Dr. Mahlmann is president of the National Music Council, chairs the Consortium of National Arts Education Associations and the National Coalition for Education in the Arts, and serves on the advisory boards of The Hartt School in West Hartford, CT, and MUSICA (The Music & Science Information Computer Archive) in Irvine, CA. He also serves on numerous task forces and certification committees, has contributed to panels and roundtables on arts education, and has judged numerous exhibits and contests. In addition, Dr. Mahlmann speaks frequently and publishes extensively, and has recently been interviewed by Newsweek, Rolling Stone, and CBS News. An eloquent spokesman for arts education who has built a reputation throughout the nation as an effective leader in the field, Dr. John J. Mahlmann’s distinguished career weaves together the twin strands of art and music into a single distinctive contribution to arts education in America.
Dorothy A. Straub
Educator, Advocate, MENC National President 1992-1994 – Designated by Larry Williams
Dorothy Straub served as president of MENC and president of MENC’s Eastern Division, chaired the MENC committee for string and orchestra education, and has co-authored a number of publications in the area of string education, such as TIPS: Establishing a String and Orchestra Program, published by MENC. Ms. Straub long served as Music Coordinator for the Fairfield public schools in Connecticut, and as Orchestra Director at Fairfield High School. Dorothy was also a string and orchestra teacher in the West Port, Connecticut public schools for eight years, and Music Coordinator for the West Port and Fairfield public schools. She is a graduate of Indiana University with Bachelor’s and Master’s degrees in Music Education, specializing in strings.
Ms. Straub has been the conductor of the concert orchestra of the Bridgeport Symphony Youth Orchestra, and has served as guest conductor for string festivals in numerous states.

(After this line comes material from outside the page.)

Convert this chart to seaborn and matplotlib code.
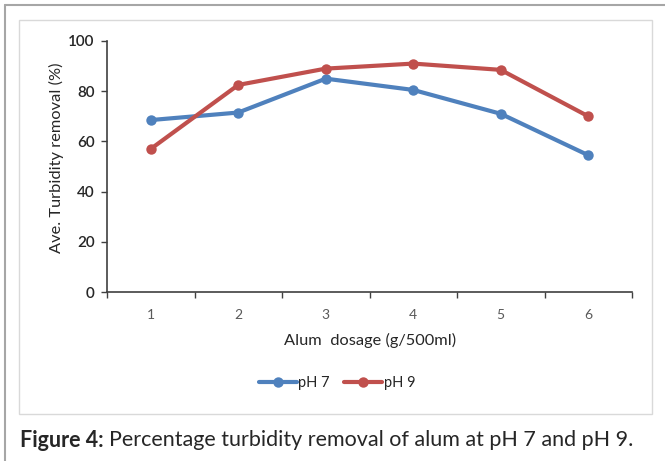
import matplotlib
matplotlib.use('Agg')
import matplotlib.pyplot as plt
from matplotlib.patches import Rectangle
from matplotlib.lines import Line2D
import seaborn as sns
import pandas as pd

# データ
dosage = [1, 2, 3, 4, 5, 6]
ph7 = [68.5, 71.5, 85.0, 80.5, 71.0, 54.5]
ph9 = [57.0, 82.5, 89.0, 91.0, 88.5, 70.0]
series_names = ['pH 7', 'pH 9']
colors = ['#4F81BD', '#C0504D']

df = pd.DataFrame({
    'dosage': dosage * 2,
    'removal': ph7 + ph9,
    'series': [series_names[0]] * len(dosage) + [series_names[1]] * len(dosage),
})

sns.set_style('white')
plt.rcParams['font.family'] = ['Lato', 'DejaVu Sans']

fig = plt.figure(figsize=(6.65, 4.61), dpi=100)
W, H = 665, 461

# 外枠と内枠
fig.add_artist(Line2D([5 / W, 1], [1 - 5 / H, 1 - 5 / H], color='#A6A6A6', lw=1.5))
fig.add_artist(Line2D([5 / W, 5 / W], [0, 1 - 5 / H], color='#A6A6A6', lw=1.5))
fig.add_artist(Rectangle((19 / W, 1 - 414 / H), (652 - 19) / W, (414 - 20) / H,
                         fill=False, ec='#D9D9D9', lw=1.0))

ax = fig.add_axes([107 / W, 1 - 292 / H, (632 - 107) / W, (292 - 41) / H])
sns.lineplot(data=df, x='dosage', y='removal', hue='series', palette=colors,
             marker='o', markersize=7.5, linewidth=3.0, markeredgewidth=0,
             ax=ax, legend=False)

ax.set_xlim(0.5, 6.5)
ax.set_ylim(0, 100)
ax.set_yticks(range(0, 101, 20))
ax.set_xticks([x + 0.5 for x in range(0, 7)])
ax.set_xticklabels([])
ax.set_xticks(dosage, minor=True)
ax.set_xticklabels([str(d) for d in dosage], minor=True, color='#595959', fontsize=10)
ax.tick_params(axis='x', which='major', length=4, width=1, color='#404040', direction='out', bottom=True)
ax.tick_params(axis='x', which='minor', length=0, pad=12, bottom=True)
ax.tick_params(axis='y', length=4, width=1, color='#404040', direction='out', left=True,
               labelsize=11, pad=5)
for lbl in ax.get_yticklabels():
    lbl.set_fontweight('semibold')

for s in ['top', 'right']:
    ax.spines[s].set_visible(False)
for s in ['left', 'bottom']:
    ax.spines[s].set_color('#404040')
    ax.spines[s].set_linewidth(1.2)

ax.set_xlabel('')
ax.set_ylabel('')
fig.text(370 / W, 1 - 340 / H, 'Alum  dosage (g/500ml)', ha='center', va='center', fontsize=11.8)
fig.text(56 / W, 1 - 158 / H, 'Ave. Turbidity removal (%)', ha='center', va='center',
         rotation=90, fontsize=11.8)

handles = [Line2D([], [], color=c, marker='o', lw=3.0, markersize=7.5, markeredgewidth=0) for c in colors]
fig.legend(handles, series_names, loc='center', bbox_to_anchor=(337 / W, 1 - 383 / H), ncol=2,
           frameon=False, fontsize=10.5, handlelength=2.6, columnspacing=1.0, handletextpad=0.1)

# キャプション
t1 = fig.text(20 / W, 1 - 440 / H, 'Figure 4:', ha='left', va='center', fontsize=15.5, fontweight='bold')
fig.canvas.draw()
bb = t1.get_window_extent()
fig.text((bb.x1 + 5) / W, 1 - 440 / H, 'Percentage turbidity removal of alum at pH 7 and pH 9.',
         ha='left', va='center', fontsize=15.5)

plt.savefig('out.png', dpi=100)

She also has been a violinist in the Greenwich Symphony and in greater Bridgeport symphony orchestras. She is a distinguished member of the American String Teachers Association, and has been editor of the “School Teachers Forum” in ASTA’s American String Teacher magazine. She also holds memberships in the National School Orchestra Association, the American Federation of Musicians, and the American Orff Schulwerk Society.
During her presidency, Dorothy Straub distinguished herself through her positive influence on people, by building coalitions, and by working closely and harmoniously with MENC staff. She has exhibited excellence in teaching, a commitment to string and orchestra education, and a strong vision for the place of music education in the life of children.